Perhaps you know my wife and I personally. Perhaps know us from your casual reading of this here blog. Perhaps you know us from stalking us in your spare time. Regardless, you’ve probably gathered that we’re not normal. At all. There was a time, however, when our family was closer to “normal.” We had two kids. We drove a normal-sized vehicle. We did a normal amount of laundry. When we ate dinner, we ate sitting down. We slept sometimes. Our house was clean. We didn’t spend 10 hours per week searching for missing shoes. Or coats. Or toothbrushes. Or sanity.

Then came the crazy. In the span of 20 months, we added four kids to our family.

Seemingly overnight, our little family grew to a family of 8. All of a sudden, we had six kids ages 5, 3, 2, 1, 1, and infant (Yes, four kids in diapers. Yes, 6 kids in car seats.). We bought an embarrassingly large van. We had a couch deemed “laundry couch” that was perpetually hidden by a pile of laundry. We rarely sat down for anything–let alone dinner. I’m pretty sure we slept for a combined 2 hours in 2 years. Our house-not so clean. And seriously, WHERE DO MY KIDS KEEP PUTTING THEIR SHOES?

We lived in “survival mode” for a couple years. Mid-2007 through 2009 was a blur of total chaos. Like any family, we had highs and lows, but we loved it. We had a blast. We cherished it. We’d do it again in a heartbeat. You know the saying “God won’t give you more than you can handle?” Yeah, that’s big fat false. Sure, I’ll back up that statement scripturally. Thanks for asking. One of many examples: Gideon. God intentionally picked a group who couldn’t handle the task in order to leave no doubt as to who earned the victory. Story of our life.

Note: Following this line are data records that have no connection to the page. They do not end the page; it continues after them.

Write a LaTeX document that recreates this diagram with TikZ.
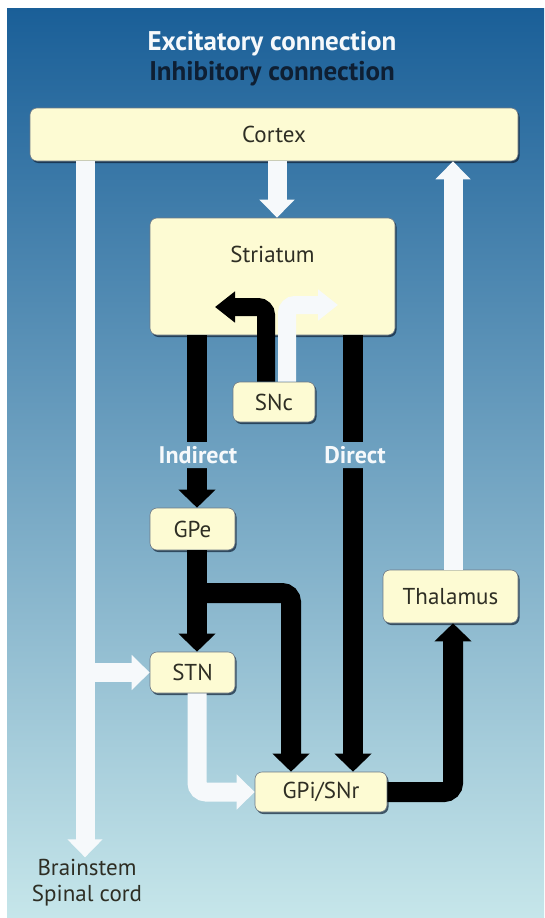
\documentclass[tikz,border=0pt]{standalone}
\usepackage{fontspec}
\setmainfont{PT Sans}
\usetikzlibrary{arrows.meta}
\usetikzlibrary{shadows}

\definecolor{bgtop}{HTML}{1A5F98}
\definecolor{bgmid}{HTML}{5E9BC6}
\definecolor{bgbot}{HTML}{C6E6EA}
\definecolor{boxfill}{HTML}{FDFBD3}
\definecolor{boxtext}{HTML}{2E2E24}
\definecolor{navy}{HTML}{0E1F33}
\definecolor{offwhite}{HTML}{F6F9FB}

\begin{document}
\begin{tikzpicture}[x=1pt, y=-1pt]

\tikzset{backdrop/.style = {top color=bgtop, middle color=bgmid, bottom color=bgbot}}
\tikzset{region/.style = {shape=rectangle, rounded corners=7pt, fill=boxfill, draw=navy!60, line width=0.6pt, drop shadow={shadow xshift=1.5pt, shadow yshift=-2pt, fill=navy, opacity=0.7}, text=boxtext, font=\fontsize{23}{26}\selectfont, inner sep=0pt}}
\tikzset{exc/.style = {draw=offwhite, line width=19pt, -{Triangle[width=34pt,length=18pt]}}}
\tikzset{inh/.style = {draw=black, line width=20pt, -{Triangle[width=36pt,length=18pt]}}}
\tikzset{dopa/.style = {line width=18pt, rounded corners=8pt, -{Triangle[width=30pt,length=20pt]}}}
\tikzset{pathlabel/.style = {font=\bfseries\fontsize{24}{26}\selectfont, text=offwhite, inner sep=1pt}}

% background
\fill[white] (0,0) rectangle (544,918);
\shade[backdrop] (7,8) rectangle (544,918);

% legend
\node[font=\bfseries\fontsize{27}{30}\selectfont, text=offwhite] (exctitle) at (272,44) {Excitatory connection};
\node[font=\bfseries\fontsize{27}{30}\selectfont, text=navy] (inhtitle) at (272,74) {Inhibitory connection};

% regions
\node[region, minimum width=488pt, minimum height=53pt] (cortex) at (274,134.5) {Cortex};
\node[region, minimum width=245pt, text height=44pt, text depth=73pt] (striatum) at (272.5,276.5) {Striatum};
\node[region, minimum width=82pt, minimum height=40pt] (snc) at (274,402) {SNc};
\node[region, minimum width=85pt, minimum height=42pt] (gpe) at (192.5,529) {GPe};
\node[region, minimum width=85pt, minimum height=41pt] (stn) at (192.5,672.5) {STN};
\node[region, minimum width=135pt, minimum height=53pt] (thal) at (450.5,596.5) {Thalamus};
\node[region, minimum width=132pt, minimum height=40pt] (gpi) at (321,792) {GPi/SNr};
\node[font=\fontsize{23}{26}\selectfont, text=boxtext, align=center, inner sep=2pt] (brain) at (87,883) {Brainstem\\Spinal cord};

\coordinate (dminus) at (215,307);
\coordinate (dplus) at (338,305);
\coordinate (gpebr) at (197,593);

% excitatory
\draw[exc] (cortex.south -| 277,0) -- (striatum.north -| 277,0);
\draw[exc] (cortex.south -| 85,0) -- (brain.north -| 85,0);
\draw[exc] (stn -| 85,0) -- (stn.west);
\draw[exc] (thal.north -| 453,0) -- (cortex.south -| 453,0);
\draw[exc, rounded corners=9pt] (stn.south -| 197,0) |- (gpi.west);
% inhibitory
\draw[inh] (striatum.south -| 197,0) -- (gpe.north -| 197,0);
\draw[inh] (gpe.south -| 197,0) -- (stn.north -| 197,0);
\draw[inh, rounded corners=9pt] (gpebr) -| (gpi.north -| 291,0);
\draw[inh] (striatum.south -| 353,0) -- (gpi.north -| 353,0);
\draw[inh, rounded corners=9pt] (gpi.east) -| (thal.south -| 453,0);
% dopamine
\draw[inh, dopa] (snc.north -| 266,0) |- (dminus);
\draw[exc, dopa] (snc.north -| 287,0) |- (dplus);

% pathway names, cut into the black shafts
\begin{scope}
\clip (156,442) rectangle (240,468) (318,442) rectangle (392,468);
\shade[backdrop] (7,8) rectangle (544,918);
\end{scope}
\node[pathlabel] (indlbl) at (198,455) {Indirect};
\node[pathlabel] (dirlbl) at (355,455) {Direct};
\end{tikzpicture}
\end{document}
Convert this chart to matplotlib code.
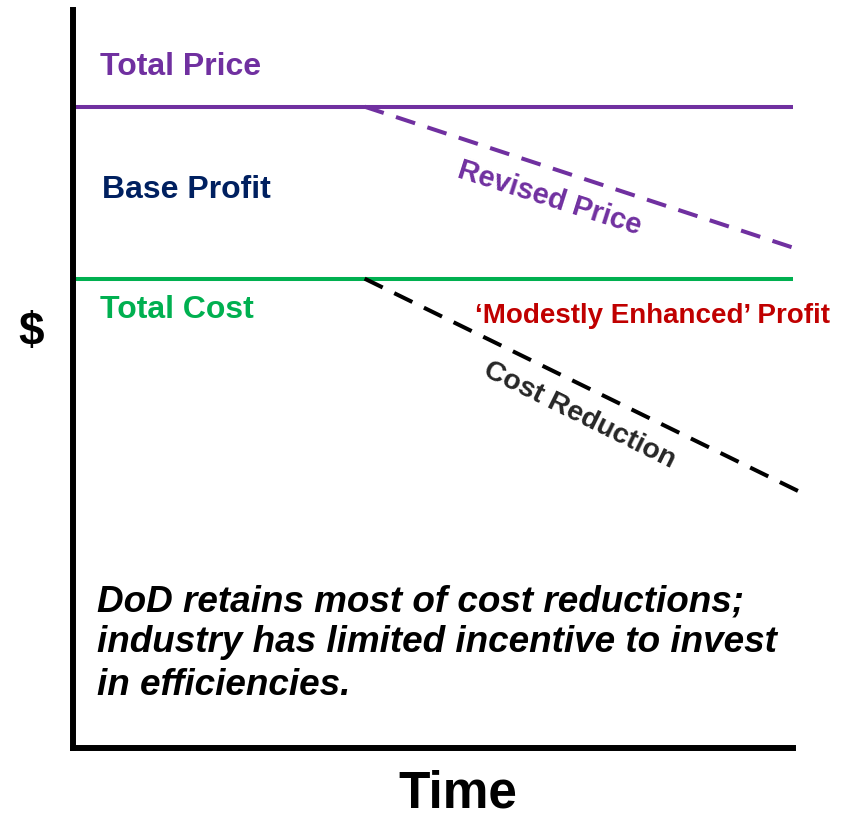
import matplotlib.pyplot as plt

plt.rcParams['font.family'] = ['Liberation Sans', 'DejaVu Sans']

PURPLE = '#7030A0'
GREEN = '#00B050'
NAVY = '#002060'
DARKRED = '#C00000'

# time points and dollar levels (arbitrary units)
time_flat = [0.0, 10.0]
total_price = [8.69, 8.69]
total_cost = [6.36, 6.36]

time_cut = [4.05, 10.0]
revised_price = [8.69, 6.78]
time_cost_cut = [4.05, 10.18]
cost_reduction = [6.36, 3.43]

note_lines = [
    'DoD retains most of cost reductions;',
    'industry has limited incentive to invest',
    'in efficiencies.',
]
note_baselines = [1.843, 1.301, 0.718]

fig = plt.figure(figsize=(8.47, 8.18), dpi=100)
ax = fig.add_axes([73 / 847, 70 / 818, 720 / 847, 738 / 818])
ax.set_xlim(0, 10)
ax.set_ylim(0, 10)

ax.plot(time_flat, total_price, color=PURPLE, lw=2.9, solid_capstyle='butt')
ax.plot(time_flat, total_cost, color=GREEN, lw=2.9, solid_capstyle='butt')
ax.plot(time_cut, revised_price, color=PURPLE, lw=2.9, ls=(0, (5, 3.2)), clip_on=False)
ax.plot(time_cost_cut, cost_reduction, color='black', lw=2.9, ls=(0, (5, 3.2)), clip_on=False)

for side in ['top', 'right']:
    ax.spines[side].set_visible(False)
for side in ['left', 'bottom']:
    ax.spines[side].set_linewidth(4.3)
    ax.spines[side].set_capstyle('projecting')
ax.set_xticks([])
ax.set_yticks([])

ax.text(0.38, 9.12, 'Total Price', color=PURPLE, fontsize=23, fontweight='bold', va='baseline')
ax.text(0.40, 7.45, 'Base Profit', color=NAVY, fontsize=23, fontweight='bold', va='baseline')
ax.text(0.38, 5.83, 'Total Cost', color=GREEN, fontsize=23, fontweight='bold', va='baseline')
ax.text(6.62, 7.45, 'Revised Price', color=PURPLE, fontsize=21, fontweight='bold',
        rotation=-17.6, ha='center', va='center', rotation_mode='anchor')
ax.text(5.59, 5.76, '\u2018Modestly Enhanced\u2019 Profit', color=DARKRED, fontsize=20,
        fontweight='bold', va='baseline')
ax.text(7.04, 4.51, 'Cost Reduction', color='#262626', fontsize=20.5, fontweight='bold',
        rotation=-26.3, ha='center', va='center', rotation_mode='anchor')

for line, y in zip(note_lines, note_baselines):
    ax.text(0.33, y, line, fontsize=26.6, fontweight='bold', style='italic', va='baseline')

fig.text(31 / 847, 1 - 333 / 818, '$', fontsize=33, fontweight='bold', ha='center', va='center')
fig.text(458 / 847, 1 - 807 / 818, 'Time', fontsize=37, fontweight='bold', ha='center', va='baseline')

fig.savefig('out.png', dpi=100)
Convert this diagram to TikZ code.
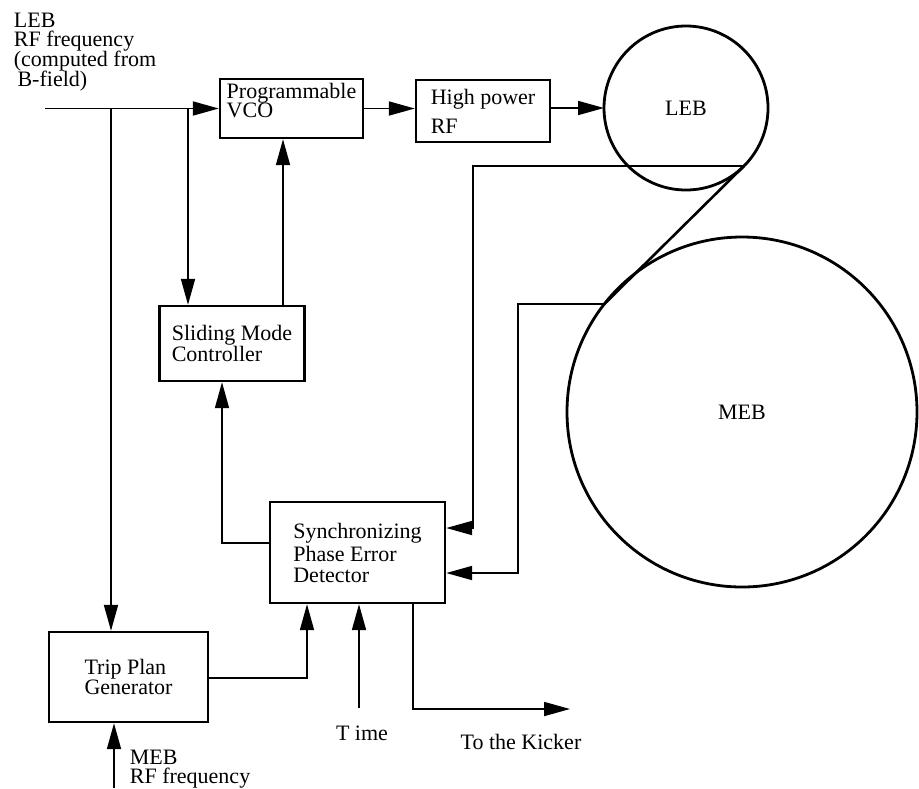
\documentclass[tikz,border=0pt]{standalone}
\usepackage{fontspec}
\setmainfont{Liberation Serif}
\usetikzlibrary{arrows.meta,positioning,calc}
\tikzset {
    block/.style={draw, line width=1.2pt, align=left, inner sep=0pt},
    ring/.style={draw, circle, line width=1.4pt, inner sep=0pt, outer sep=0pt},
    lbl/.style={align=left, inner sep=0pt},
    every node/.style={font=\fontsize{11}{10}\selectfont},
    every path/.style={line width=0.9pt},
    >={Triangle[length=13pt,width=7pt]}
}

\begin{document}
\begin{tikzpicture}[x=0.5pt, y=-0.5pt]

    \useasboundingbox (0,0) rectangle (919,788);

    % blocks and rings
    \node[block, minimum width=71.5pt, minimum height=29.5pt, text depth=8pt] (vco) at (291.5,108.5)
        {Programmable\\[-0.5pt]VCO};
    \node[block, minimum width=67pt, minimum height=31pt] (hprf) at (483,111)
        {High power\\[4.5pt]RF};
    \node[block, minimum width=72.5pt, minimum height=37.5pt] (smc) at (232,343.5)
        {Sliding Mode\\[-0.5pt]Controller};
    \node[block, minimum width=87.5pt, minimum height=50.5pt] (det) at (357.5,552.5)
        {Synchronizing\\[0.5pt]Phase Error\\[0.5pt]Detector};
    \node[block, minimum width=79.5pt, minimum height=45pt] (trip) at (128.5,677)
        {Trip Plan\\Generator};
    \node[ring, minimum size=82pt] (leb) at (686,108) {LEB};
    \node[ring, minimum size=175pt] (meb) at (742,412) {MEB};

    % free texts
    \node[lbl, anchor=north west] (lebrf) at (13,12)
        {LEB\\[-0.5pt]RF frequency\\[-1pt](computed from\\[-1pt]\,B-field)};
    \node[lbl, anchor=north west] (mebrf) at (129,749) {MEB\\[-0.5pt]RF frequency};
    \node[lbl] (time) at (362,733) {T ime};
    \node[lbl] (kicker) at (521,742) {To the Kicker};

    % helper points
    \coordinate (in) at (45,108.5);
    \coordinate (b1) at (111,108.5);
    \coordinate (b2) at (188,108.5);
    \coordinate (up) at (283,0);
    \coordinate (fb) at (222,543);
    \coordinate (tp) at (307,678);
    \coordinate (tm) at (359,708);
    \coordinate (kk) at (413,709);
    \coordinate (kick) at (570,709);
    \coordinate (f1) at (473,528);
    \coordinate (f2) at (518,573);
    \coordinate (mf) at (114,788);

    % connectors
    \draw[->] (in) -- (vco.west);
    \draw[->] (b1) -- (b1 |- trip.north);
    \draw[->] (b2) -- (b2 |- smc.north);
    \draw[->] (vco.east) -- (vco.east -| hprf.west);
    \draw[->] (leb.west -| hprf.east) -- (leb.west);
    \draw[->] (up |- smc.north) -- (up |- vco.south);
    \draw[->] (fb -| det.west) -| (fb |- smc.south);
    \draw[->] (tp -| trip.east) -| (tp |- det.south);
    \draw[->] (tm) -- (tm |- det.south);
    \draw[->] (kk |- det.south) |- (kick);
    \draw[->] (mf) -- (mf |- trip.south);
    \draw[line width=1.3pt] (leb.-45) -- (meb.142);
    \draw[->] (leb.-45) -| (f1) -- (f1 -| det.east);
    \draw[->] (meb.142) -| (f2) -- (f2 -| det.east);

\end{tikzpicture}
\end{document}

Anyhow, eventually, we began to breath. Life was still crazy, but things seemed to calm down a bit. Then, God blessed us with an awesome teenager (that’s another story, a small bit of which can be found here). Our household increased to 9. We continued to have a blast in the midst of chaos (as seen here and here and here). Well, we’ll shed a few tears as she heads off to college–and to change the world–later this year. When she departs, the number of full-time residents in the Wood house will go down from 9 to 8………or so we thought.

Yep, Careese is pregnant.

If you hold your mouth open and say “WHAT?!” for a couple weeks then you’ll be where we’re at. Yes, we’re excited. Very surprised, but excited. We’re blessed to be surrounded by a lot of great people and are thrilled that many of you who are reading this will be walking through this adventure with us.

It’s a good thing that God created both of us to function well in the midst of insanity. Bring it on.

And now, allow me to address a few frequently asked questions:

Q: Are you crazy? A: Clearly.

Q: Was this planned? A: Clearly not.

Q: Are you Catholic or Mormon? A: Neither, but, I like the new Pope.

Q: How did your kids react? A: They were VERY excited–well, all of them except for child #5. To quote his reaction to the news: “Oh. Do we have any more pizza? Where is the pizza?” Actually, I think that he is excited, just more so about Papa John’s.

Q: Are you guys done now? A: Yes, we’re done. Again. Can anyone recommend a good urologist?